Calcite dispatches a segmentMetadataQuery to Druid to discover the columns of the table. Now, let’s take out the tables element:

{
  "version": "1.0",
  "defaultSchema": "wiki",
  "schemas": [
    {
      "type": "custom",
      "name": "wiki",
      "factory": "org.apache.calcite.adapter.druid.DruidSchemaFactory",
      "operand": {
        "url": "http://localhost:8082",
        "coordinatorUrl": "http://localhost:8081"
      }
    }
  ]
}

Calcite discovers the “wikiticker” data source via the /druid/coordinator/v1/metadata/datasources REST call. Now that the “wiki” table element is removed, the table is called “wikiticker”. Any other data sources present in Druid will also appear as tables.

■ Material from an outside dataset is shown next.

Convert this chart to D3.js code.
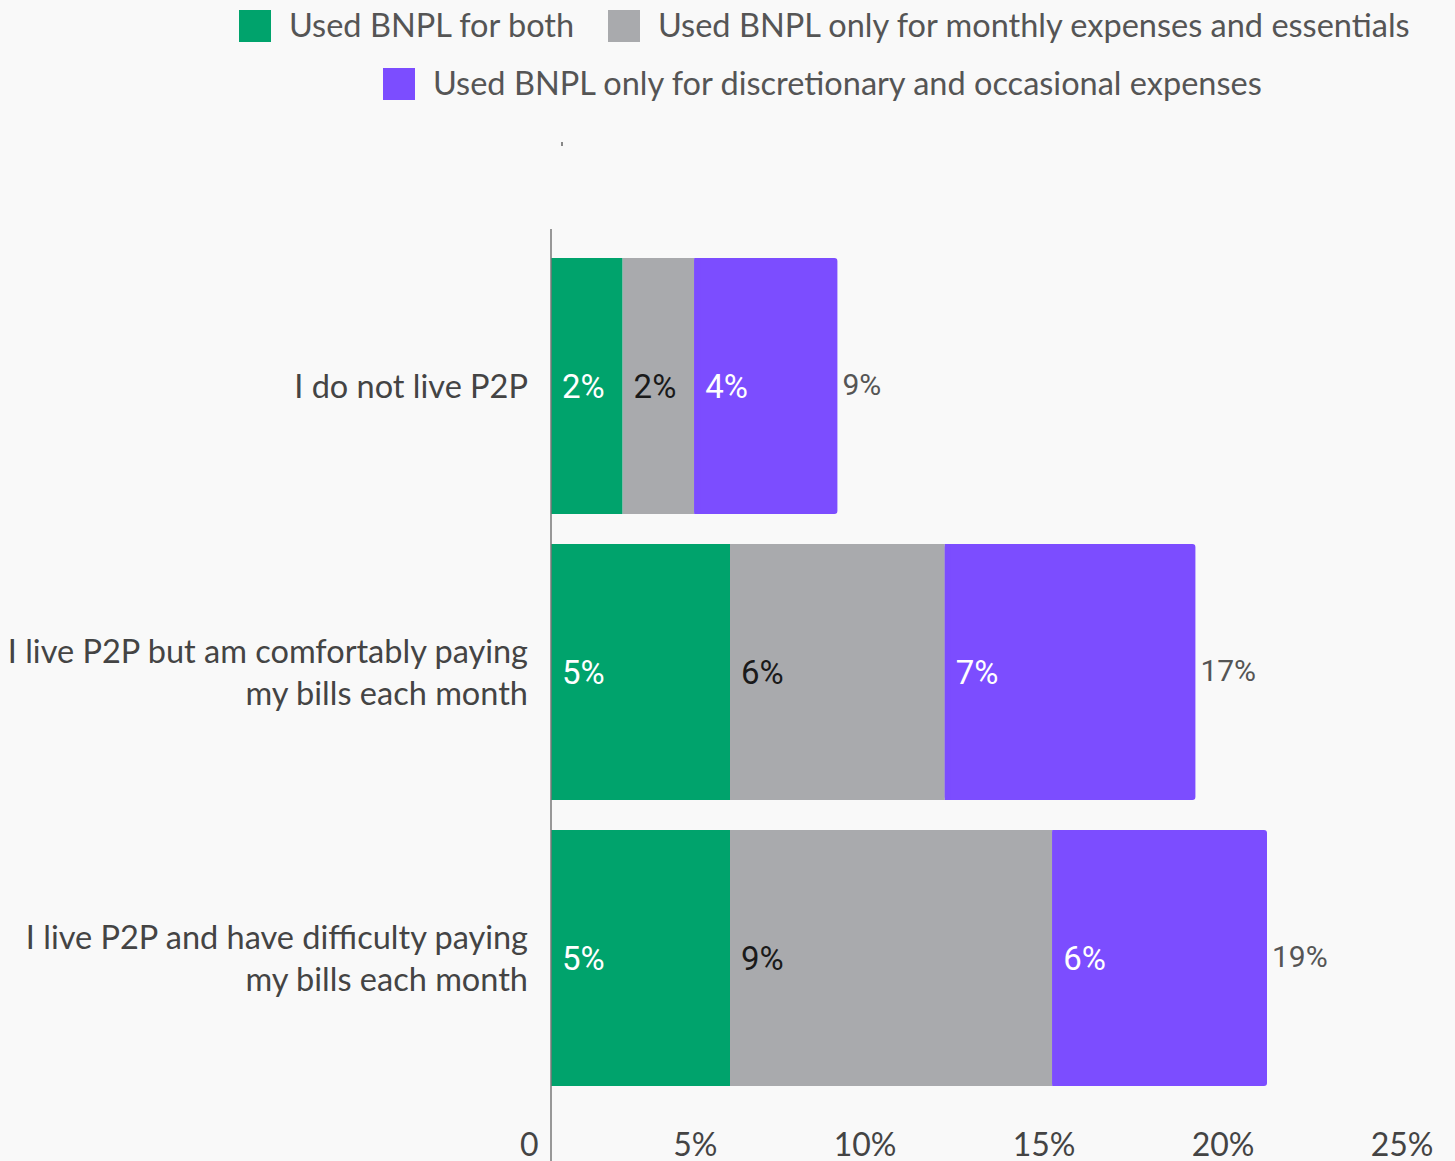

Our model is now a single schema based on a custom schema factory with only two operands, so we can dispense with the model and supply the operands as part of the connect string:

  jdbc:calcite:schemaFactory=org.apache.calcite.adapter.druid.DruidSchemaFactory; schema.url=http://localhost:8082; schema.coordinatorUrl=http://localhost:8081

In fact, those are the default values of the operands, so we can omit them:

  jdbc:calcite:schemaFactory=org.apache.calcite.adapter.druid.DruidSchemaFactory

Now, we can connect to sqlline using a very simple connect string, and list the available tables:

$ ./sqlline
sqlline> !connect jdbc:calcite:schemaFactory=org.apache.calcite.adapter.druid.DruidSchemaFactory admin admin
sqlline> !tables
+-----------+-------------+------------+--------------+
| TABLE_CAT | TABLE_SCHEM | TABLE_NAME | TABLE_TYPE   |
+-----------+-------------+------------+--------------+
|           | adhoc       | foodmart   | TABLE        |
|           | adhoc       | wikiticker | TABLE        |
|           | metadata    | COLUMNS    | SYSTEM_TABLE |
|           | metadata    | TABLES     | SYSTEM_TABLE |
+-----------+-------------+------------+--------------+

We see the two system tables (TABLES and COLUMNS), and the two tables in Druid (foodmart and wikiticker).